嵩嶋画廊がパリで示したアートとの出会い
今年の春、フランス・パリで開催された「国際現代アートサロン展(ART SHOPPING)」において、大阪の嵩嶋画廊が注目を集める展示を行いました。この展示は、アジアのアーティストたちとの合作によるもので、京扇子と中国書画が融合した新しい形の芸術作品が展開されました。会場は、ルーヴル美術館カルーゼルホールという名高い場所。アート愛好家たちが期待に胸を膨らませ、訪れる中で、嵩嶋画廊の特別展示エリア「La Beauté dans Chaque Éventail」が、来場者の視線を捉えました。
テープカットセレモニー
展示初日には、盛大なテープカットセレモニーが行われ、フランスの著名なアーティストたちが参加しました。アラン・ル・ムエ氏、ジャン・ジャム氏、クリステル・フレオン氏、アルチュール・オグ氏らが名を連ね、両国の芸術文化の交流を深めることを目的とした重要な瞬間となりました。特に、台湾から参加したアーティストたちも会場に集まり、共同で新たな芸術を披露する様子は、文化の架け橋を感じさせるものでした。
展示内容とアーティストたちの功績
嵩嶋画廊の展示エリアでは、日本と台湾のアーティストたちが手掛けた作品が並び、全体で約40点の作品が展示されました。これらの作品は、京都にある百年の歴史を持つ扇子工房で制作された京扇子をキャンバスとして使用しており、中国の伝統的な花鳥画や山水画、書道と現代アートのエッセンスが融合したものです。アートの背後には、多くのアーティストたちの技術と経験が息づいており、短い時間で様々な文化を表現する力を持っています。
特に台湾からの参加者には、簡玄明(ジエン・シュエンミン)、蔡玉雲(ツァイ・ユーユン)、呉欐櫻(ウ・リイン)などのアーティストが名を連ね、それぞれの専門性を活かしつつ、京扇子を通じた多彩な表現を行いました。
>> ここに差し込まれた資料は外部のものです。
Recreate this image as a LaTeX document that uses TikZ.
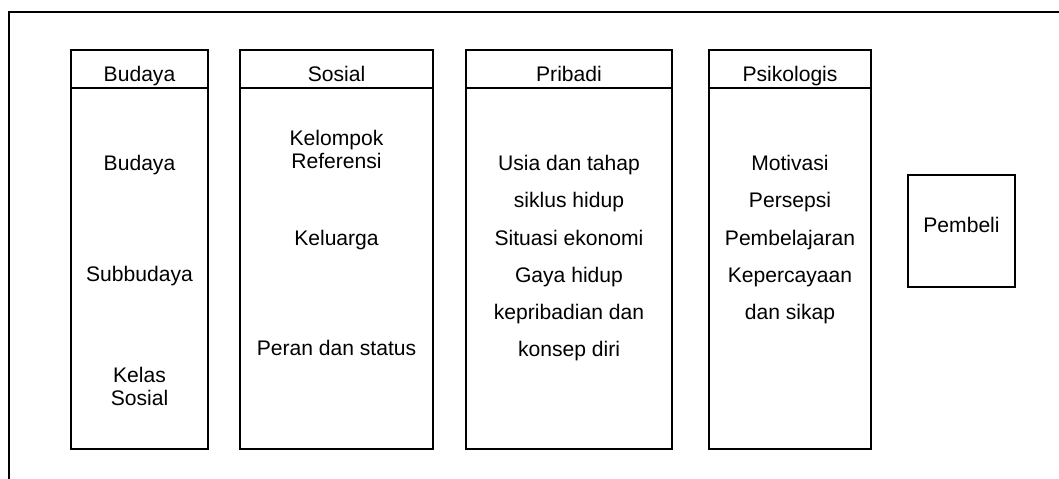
\documentclass[tikz,border=0pt]{standalone}
\usepackage{fontspec}
\setmainfont{Liberation Sans}
\begin{document}
\begin{tikzpicture}[x=0.025cm,y=-0.025cm,
		kolom/.style={draw,rectangle,line width=1.4pt,outer sep=0pt,inner sep=0pt,minimum height=9.975cm},
		garis/.style={line width=1.4pt},
		teks/.style={anchor=base,inner sep=0pt,font=\fontsize{15}{18}\selectfont}]
				\useasboundingbox (0,0) rectangle (1059,479);
				\coordinate (bawah) at (9,481);
				\coordinate (sudut) at (9,12);
				\coordinate (kanan) at (1061,12);
				\draw[garis] (bawah) -- (sudut) -- (kanan);

				\node[kolom,minimum width=3.425cm] (budaya) at (139.5,249.5) {};
				\node[kolom,minimum width=4.825cm] (sosial) at (336.5,249.5) {};
				\node[kolom,minimum width=5.15cm] (pribadi) at (569,249.5) {};
				\node[kolom,minimum width=4.05cm] (psikologis) at (790,249.5) {};
				\node[kolom,minimum width=2.675cm,minimum height=2.8cm] (pembeli) at (961.5,231) {};

				\draw[garis] ([yshift=-0.95cm]budaya.north west) -- ([yshift=-0.95cm]budaya.north east);
				\draw[garis] ([yshift=-0.95cm]sosial.north west) -- ([yshift=-0.95cm]sosial.north east);
				\draw[garis] ([yshift=-0.95cm]pribadi.north west) -- ([yshift=-0.95cm]pribadi.north east);
				\draw[garis] ([yshift=-0.95cm]psikologis.north west) -- ([yshift=-0.95cm]psikologis.north east);

				\node[teks] (h1) at (139.5,82) {Budaya};
				\node[teks] (h2) at (336.5,82) {Sosial};
				\node[teks] (h3) at (569,82) {Pribadi};
				\node[teks] (h4) at (790,82) {Psikologis};

				\node[teks] (b1) at (139.5,170) {Budaya};
				\node[teks] (b2) at (139.5,281) {Subbudaya};
				\node[teks] (b3) at (139.5,382) {Kelas};
				\node[teks] (b4) at (139.5,405) {Sosial};

				\node[teks] (s1) at (336.5,145.5) {Kelompok};
				\node[teks] (s2) at (336.5,169) {Referensi};
				\node[teks] (s3) at (336.5,245) {Keluarga};
				\node[teks] (s4) at (336.5,355) {Peran dan status};

				\node[teks] (p1) at (569,170) {Usia dan tahap};
				\node[teks] (p2) at (569,207.5) {siklus hidup};
				\node[teks] (p3) at (569,245) {Situasi ekonomi};
				\node[teks] (p4) at (569,282) {Gaya hidup};
				\node[teks] (p5) at (569,319) {kepribadian dan};
				\node[teks] (p6) at (569,356) {konsep diri};

				\node[teks] (k1) at (790,170) {Motivasi};
				\node[teks] (k2) at (790,207.5) {Persepsi};
				\node[teks] (k3) at (790,245) {Pembelajaran};
				\node[teks] (k4) at (790,282) {Kepercayaan};
				\node[teks] (k5) at (790,319) {dan sikap};

				\node[teks] (m1) at (961.5,232) {Pembeli};
			\end{tikzpicture}
\end{document}
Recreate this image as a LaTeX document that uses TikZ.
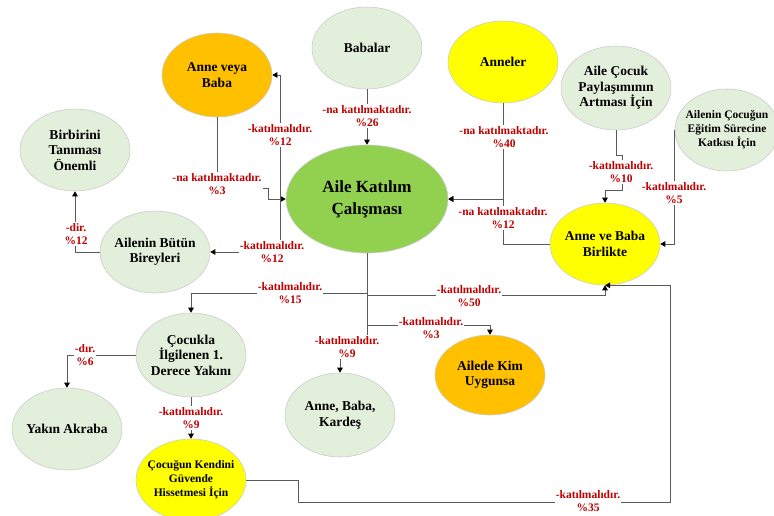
\documentclass[tikz,border=0pt]{standalone}
\usepackage{fontspec}
\setmainfont{Liberation Serif}
\usetikzlibrary{shapes.geometric,arrows.meta}
\definecolor{lgr}{HTML}{E2EFDA}
\definecolor{org}{HTML}{FFC000}
\definecolor{yel}{HTML}{FFFF00}
\definecolor{grn}{HTML}{92D050}
\definecolor{lred}{HTML}{C00000}
\definecolor{lgray}{HTML}{5A5A5A}
\begin{document}
\begin{tikzpicture}[x=1pt,y=-1pt,
 ell/.style={ellipse, draw=black!20, line width=0.6pt, inner xsep=-6pt, inner ysep=0pt,
   minimum width=110pt, minimum height=82pt, align=center,
   font=\bfseries\fontsize{13.5}{15.5}\selectfont},
 small/.style={font=\bfseries\fontsize{11.5}{14}\selectfont},
 lbl/.style={fill=white, inner sep=1pt, align=center, text=lred,
   font=\bfseries\fontsize{11.5}{13}\selectfont},
 conn/.style={draw=lgray, line width=0.9pt, -{Triangle[length=5pt,width=5.5pt,color=black]}},
 ]
\useasboundingbox (0,0) rectangle (774,515);
% nodes
\node[ell, fill=lgr] (bab) at (367,48) {Babalar};
\node[ell, fill=org, minimum height=84pt] (avb) at (217,75) {Anne veya\\Baba};
\node[ell, fill=yel] (ann) at (503,62) {Anneler};
\node[ell, fill=lgr, minimum height=84pt] (acp) at (616,88) {Aile Çocuk\\Paylaşımının\\Artması İçin};
\node[ell, fill=lgr, small, minimum width=104pt] (ace) at (727,130) {Ailenin Çocuğun\\Eğitim Sürecine\\Katkısı İçin};
\node[ell, fill=grn, minimum width=162pt, minimum height=108pt, font=\bfseries\fontsize{17}{22}\selectfont] (g) at (367,199) {Aile Katılım\\Çalışması};
\node[ell, fill=yel] (abb) at (605,244) {Anne ve Baba\\Birlikte};
\node[ell, fill=lgr] (bir) at (75,150) {Birbirini\\Tanıması\\Önemli};
\node[ell, fill=lgr] (aab) at (155,252) {Ailenin Bütün\\Bireyleri};
\node[ell, fill=lgr, minimum height=84pt] (coc) at (191,355) {Çocukla\\İlgilenen 1.\\Derece Yakını};
\node[ell, fill=lgr] (yak) at (67,429) {Yakın Akraba};
\node[ell, fill=yel, small] (ckg) at (191,480) {Çocuğun Kendini\\Güvende\\Hissetmesi İçin};
\node[ell, fill=lgr, minimum height=84pt] (abk) at (340,415) {Anne, Baba,\\Kardeş};
\node[ell, fill=org, minimum height=80pt] (aku) at (490,375) {Ailede Kim\\Uygunsa};
% elbow coordinates
\coordinate (gw) at (280,199);
\coordinate (j1) at (268,188);
\coordinate (ja) at (503,199);
\coordinate (jc) at (622,155);
\coordinate (jd) at (605,190);
\coordinate (t1) at (367,293);
\coordinate (t2) at (367,295);
\coordinate (t3) at (367,325);
\coordinate (t4) at (367,345);
\coordinate (c1) at (298,502);
\coordinate (c2) at (670,502);
% connectors
\draw[conn] (bab) -- (g);
\draw[conn] (avb.south) |- (j1) |- (g.west);
\draw[conn] (gw) |- (avb.east);
\draw[conn] (gw) |- (aab.east);
\draw[conn] (ann.south) |- (g.east);
\draw[conn] (abb.west) -| (ja) -- (g.east);
\draw[conn] (acp.south) |- (jc) |- (jd) -- (abb.north);
\draw[conn] (ace.west) |- (abb.east);
\draw[conn] (aab.west) -| (bir.south);
\draw[conn] (g.south) -- (t1) -| (coc.north);
\draw[conn] (g.south) -- (t2) -| (abb.south);
\draw[conn] (g.south) -- (t3) -| (aku.north);
\draw[conn] (g.south) -- (t4) -| (abk.north);
\draw[conn] (coc.west) -| (yak.north);
\draw[conn] (coc) -- (ckg);
\draw[conn] (ckg.east) -| (c1) -- (c2) |- (abb.south);
% labels
\node[lbl] (l26) at (367,116) {-na katılmaktadır.\\\%26};
\node[lbl] (l12a) at (280,135) {-katılmalıdır.\\\%12};
\node[lbl] (l3) at (217,184) {-na katılmaktadır.\\\%3};
\node[lbl] (l40) at (504,137) {-na katılmaktadır.\\\%40};
\node[lbl] (l12b) at (503,218) {-na katılmaktadır.\\\%12};
\node[lbl] (l10) at (621,172) {-katılmalıdır.\\\%10};
\node[lbl] (l5) at (674,193) {-katılmalıdır.\\\%5};
\node[lbl] (l12c) at (272,252) {-katılmalıdır.\\\%12};
\node[lbl] (ld12) at (76,234) {-dir.\\\%12};
\node[lbl] (l15) at (290,293) {-katılmalıdır.\\\%15};
\node[lbl] (l50) at (469,296) {-katılmalıdır.\\\%50};
\node[lbl] (l3b) at (431,328) {-katılmalıdır.\\\%3};
\node[lbl] (l9) at (347,347) {-katılmalıdır.\\\%9};
\node[lbl] (l6) at (85,355) {-dır.\\\%6};
\node[lbl] (l9b) at (191,418) {-katılmalıdır.\\\%9};
\node[lbl] (l35) at (588,501) {-katılmalıdır.\\\%35};
\end{tikzpicture}
\end{document}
彼らの取り組みは、伝統に対するリスペクトと共に、現代的な解釈をも加味した、まさにアジア芸術の集大成ともいえるものでした。
大西京扇堂の伝統技術
また、作品制作において協力を得たのが、大西京扇堂です。この企業は、京都市中京区に位置し、180年以上の歴史を持つ伝統的な扇子工房です。現社長の大西将太氏とその母、大西道子氏のサポートのもと、アーティストたちの作品が手作業で仕上げられていることは、文化を大切にする姿勢を強く示しています。大西京扇堂が制作する洛風扇(らくふうせん)は、そのデザインの美しさから高く評価され、地元の人々や観光客にも愛されています。
国際的な文化交流の場として
嵩嶋画廊の展示は、単なるアートの展示に留まらず、国と文化を超えた交流の力を実証しました。作品の数々は、伝統的技法と現代的な表現を結びつける役割を果たし、東洋芸術独自の魅力を際立たせています。この展示を通じて、アジアの文化が持つ革新性や、ヨーロッパの来場者との美学対話の推進が図られたことは、ART SHOPPING 2025において重要な文化的な印象を与えました。
今後も、嵩嶋画廊のような取り組みが広がっていくことを願っています。文化の壁を越え、さまざまな国のアーティストたちが共鳴し、新たな価値を生み出す場として、アートの力は無限大です。